Common LEFT JOIN Pitfalls and How to Avoid Them
Pitfall 1: Right-table conditions in WHERE remove unmatched rows
If you want to keep left rows regardless of matches, put right-table conditions in ON, not WHERE. Use WHERE for left-table filters, or for intentional unmatched detection (WHERE right_key IS NULL).
Pitfall 2: Counting with COUNT(*)
When aggregating, prefer COUNT(right_table.primary_key) to get 0 for unmatched rows. Use COUNT(*) only when you truly want to count joined result rows.
Pitfall 3: Unintended row multiplication
When joining multiple one-to-many relationships, pre-aggregate or select the “one row per key” representation before joining further.

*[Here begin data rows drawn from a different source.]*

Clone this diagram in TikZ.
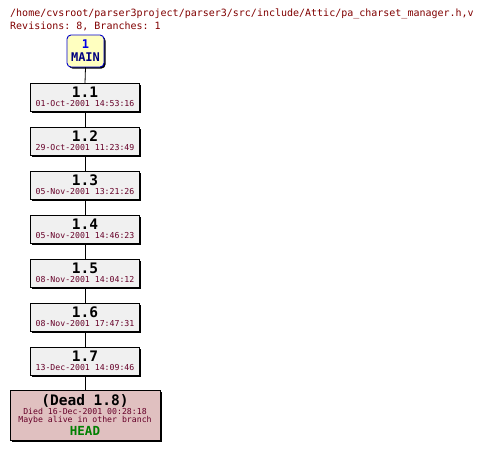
\documentclass[tikz,border=0pt]{standalone}
\usepackage{fontspec}
\setmonofont{DejaVu Sans Mono}
\usetikzlibrary{shadows}
\definecolor{hdr}{RGB}{128,0,0}
\definecolor{datec}{RGB}{102,0,40}
\definecolor{revfill}{RGB}{240,240,240}
\definecolor{deadfill}{RGB}{224,192,192}
\definecolor{mainfill}{RGB}{255,255,192}
\definecolor{mainborder}{RGB}{0,0,200}
\definecolor{headc}{RGB}{0,128,0}
\tikzset{
  shad/.style={drop shadow={shadow xshift=1.5pt,shadow yshift=-1.5pt,fill=black,opacity=1}},
  revbox/.style={draw=black,line width=0.8pt,fill=revfill,minimum width=109pt,minimum height=28pt,inner sep=0pt,shad},
  deadbox/.style={draw=black,line width=0.8pt,fill=deadfill,minimum width=150pt,minimum height=50pt,inner sep=0pt,shad},
  mainbox/.style={draw=mainborder,line width=0.9pt,fill=mainfill,rounded corners=4pt,minimum width=37pt,minimum height=32pt,inner sep=0pt,shad},
  hdrtxt/.style={anchor=base west,inner sep=0pt,text=hdr,font=\fontsize{10}{11}\ttfamily},
  numtxt/.style={anchor=base,inner sep=0pt,font=\fontsize{14.5}{15}\ttfamily\bfseries},
  datetxt/.style={anchor=base,inner sep=0pt,text=datec,font=\fontsize{8.2}{9}\ttfamily},
  conn/.style={draw=black,line width=0.8pt},
}
\begin{document}
\begin{tikzpicture}[x=1pt,y=-1pt]
\useasboundingbox (0,0) rectangle (482,451);
\node[hdrtxt] (h1) at (10,16.7) {/home/cvsroot/parser3project/parser3/src/include/Attic/pa\_charset\_manager.h,v};
\node[hdrtxt] (h2) at (10,29) {Revisions: 8, Branches: 1};
% MAIN
\node[mainbox] (m) at (85.5,51) {};
\node[anchor=base,inner sep=0pt,text={rgb,255:red,0;green,0;blue,230},font=\fontsize{12}{12}\ttfamily\bfseries] (m1) at (85.5,48.3) {1};
\node[anchor=base,inner sep=0pt,text={rgb,255:red,0;green,0;blue,128},font=\fontsize{12}{12}\ttfamily\bfseries] (m2) at (85.5,61.7) {MAIN};
% revisions
\foreach \i/\r/\d in {1/1.1/01-Oct-2001 14:53:16,2/1.2/29-Oct-2001 11:23:49,3/1.3/05-Nov-2001 13:21:26,4/1.4/05-Nov-2001 14:46:23,5/1.5/08-Nov-2001 14:04:12,6/1.6/08-Nov-2001 17:47:31,7/1.7/13-Dec-2001 14:09:46}{
  \pgfmathsetmacro{\yc}{97.5+44*(\i-1)}
  \node[revbox] (r\i) at (85,\yc) {};
  \node[numtxt] (r\i n) at (85,\yc-0.2) {\r};
  \node[datetxt] (r\i d) at (85,\yc+9.2) {\d};
}
% dead
\node[deadbox] (dead) at (85,415) {};
\node[numtxt] (dn) at (85,405) {(Dead 1.8)};
\node[datetxt] (dd) at (85,414.7) {Died 16-Dec-2001 00:28:18};
\node[datetxt] (dm) at (85,422.7) {Maybe alive in other branch};
\node[anchor=base,inner sep=0pt,text=headc,font=\fontsize{12.5}{13}\ttfamily\bfseries] (hd) at (85,435) {HEAD};
% connectors
\draw[conn] (m.south) -- (r1.north);
\draw[conn] (r1.south) -- (r2.north);
\draw[conn] (r2.south) -- (r3.north);
\draw[conn] (r3.south) -- (r4.north);
\draw[conn] (r4.south) -- (r5.north);
\draw[conn] (r5.south) -- (r6.north);
\draw[conn] (r6.south) -- (r7.north);
\draw[conn] (r7.south) -- (dead.north);
\end{tikzpicture}
\end{document}
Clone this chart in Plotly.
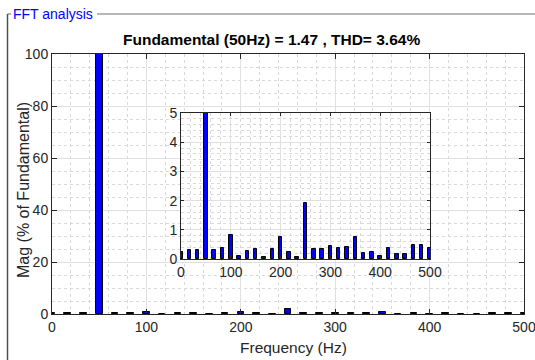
import plotly.graph_objects as go

# Harmonic frequencies (Hz) – multiples of 50/3 Hz
freqs = [k * 50.0 / 3.0 for k in range(31)]
# Magnitudes (% of fundamental)
mags = [0.24, 0.30, 0.30, 100.0, 0.31, 0.39, 0.83, 0.11, 0.28, 0.35,
        0.07, 0.34, 0.74, 0.25, 0.08, 1.91, 0.35, 0.35, 0.44, 0.39,
        0.42, 0.74, 0.19, 0.23, 0.11, 0.36, 0.18, 0.17, 0.48, 0.47, 0.38]

main_xticks = [0, 100, 200, 300, 400, 500]
main_yticks = [0, 20, 40, 60, 80, 100]
inset_yticks = [0, 1, 2, 3, 4, 5]

title_text = "Fundamental (50Hz) = 1.47 , THD= 3.64%"
panel_title = "FFT analysis"
x_title = "Frequency (Hz)"
y_title = "Mag (% of Fundamental)"

W, H = 535, 360
L, R, T, B = 52, 11, 54, 46
PW, PH = W - L - R, H - T - B

def px_x(x):
    return (x - L) / PW

def px_y(y):
    return 1 - (y - T) / PH

FONT = "Liberation Sans, Arial, sans-serif"
AX = "#262626"
GRID = "#e0e0e0"
MINOR = "#d9d9d9"

bar_style = dict(color="#0000ff", line=dict(color="black", width=1))

fig = go.Figure()
fig.add_trace(go.Bar(x=freqs, y=mags, width=7, marker=bar_style,
                     xaxis="x", yaxis="y", showlegend=False))
fig.add_trace(go.Bar(x=freqs, y=mags, width=7, marker=bar_style,
                     xaxis="x2", yaxis="y2", showlegend=False))

def axis(rng, ticks, minor_dt, domain, anchor, ticklen):
    return dict(range=rng, tickvals=ticks, domain=domain, anchor=anchor,
                showline=True, linecolor=AX, linewidth=1, mirror="allticks",
                ticks="inside", ticklen=ticklen, tickcolor=AX, tickwidth=1,
                showgrid=True, gridcolor=GRID, gridwidth=1, zeroline=False,
                automargin=False, ticklabeloverflow="allow",
                tickfont=dict(family=FONT, size=14, color=AX),
                minor=dict(dtick=minor_dt, showgrid=True, gridcolor=MINOR,
                           griddash="dot", gridwidth=1, ticks=""),
                fixedrange=True)

ix0, ix1 = px_x(181), px_x(430)
iy0, iy1 = px_y(259), px_y(113)

fig.update_layout(
    width=W, height=H,
    margin=dict(l=L, r=R, t=T, b=B, autoexpand=False),
    paper_bgcolor="white", plot_bgcolor="white",
    bargap=0,
    xaxis=axis([0, 500], main_xticks, 20, [0, 1], "y", 5),
    yaxis=axis([0, 100], main_yticks, 5, [0, 1], "x", 5),
    xaxis2=axis([0, 500], main_xticks, 20, [ix0, ix1], "y2", 3),
    yaxis2=axis([0, 5], inset_yticks, 0.2, [iy0, iy1], "x2", 3),
)

# Title
fig.add_annotation(text="<b>" + title_text + "</b>", xref="paper", yref="paper",
                   x=px_x(271), y=px_y(39), showarrow=False,
                   font=dict(family=FONT, size=15.5, color="black"),
                   xanchor="center", yanchor="middle")
# Axis titles
fig.add_annotation(text=x_title, xref="paper", yref="paper",
                   x=px_x(293), y=px_y(347), showarrow=False,
                   font=dict(family=FONT, size=15.5, color=AX),
                   xanchor="center", yanchor="middle")
fig.add_annotation(text=y_title, xref="paper", yref="paper",
                   x=px_x(23), y=px_y(190), showarrow=False, textangle=-90,
                   font=dict(family=FONT, size=16, color=AX),
                   xanchor="center", yanchor="middle")
# Panel title
fig.add_annotation(text=panel_title, xref="paper", yref="paper",
                   x=px_x(11), y=px_y(14), showarrow=False,
                   font=dict(family=FONT, size=14, color="#0000ff"),
                   xanchor="left", yanchor="middle")
# Panel border lines
fig.add_shape(type="line", xref="paper", yref="paper",
              x0=px_x(97), x1=px_x(536), y0=px_y(14), y1=px_y(14),
              line=dict(color="#a0a0a0", width=1.5), layer="above")
fig.add_shape(type="line", xref="paper", yref="paper",
              x0=px_x(7.5), x1=px_x(11), y0=px_y(14), y1=px_y(14),
              line=dict(color="#606060", width=1), layer="above")
fig.add_shape(type="line", xref="paper", yref="paper",
              x0=px_x(7.5), x1=px_x(7.5), y0=px_y(14), y1=px_y(361),
              line=dict(color="#505050", width=1.5), layer="above")

fig.write_html("out.html")
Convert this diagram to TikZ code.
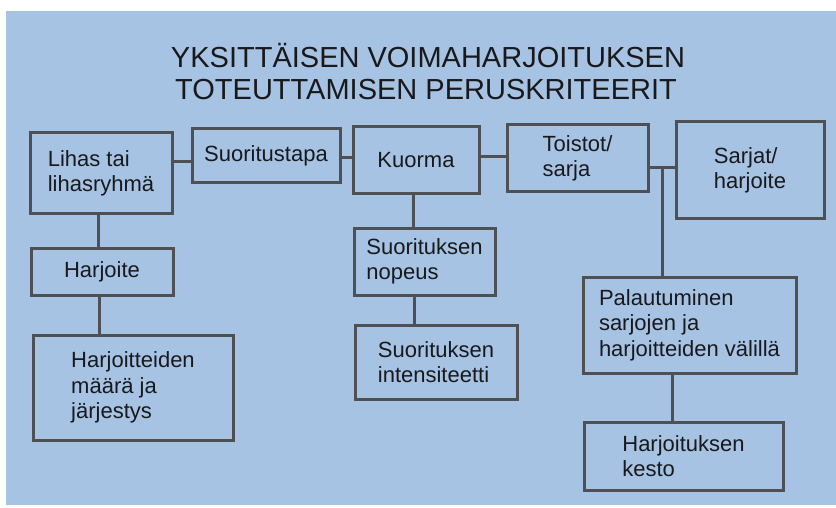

Pitfall 4: Joining on non-unique or dirty keys
If the join key is not unique on the right side (or contains duplicates due to data issues), LEFT JOIN will multiply rows. If you expect one match, enforce it by joining to a deduplicated subquery:
SELECT
c.customer_id,
c.name,
x.segment
FROM customers c
LEFT JOIN (
SELECT
customer_id,
MAX(segment) AS segment
FROM customer_segments
GROUP BY customer_id
) x
ON x.customer_id = c.customer_id;This turns a potentially many-row right table into one row per customer before the join.
Checklist: Writing LEFT JOIN Queries That Stay “Left”
- Decide which table defines the population you must keep; put it on the left.
- Start with the left table alone; confirm expected row count.
- Add the LEFT JOIN with only key matching in
ON. - Put right-table filters in
ONif you still want unmatched left rows. - Use
WHERE right_key IS NULLwhen you specifically want the missing matches. - When aggregating, use
COUNT(right_key)andCOALESCEfor sums. - Watch for one-to-many expansions; pre-aggregate when you need one row per left key.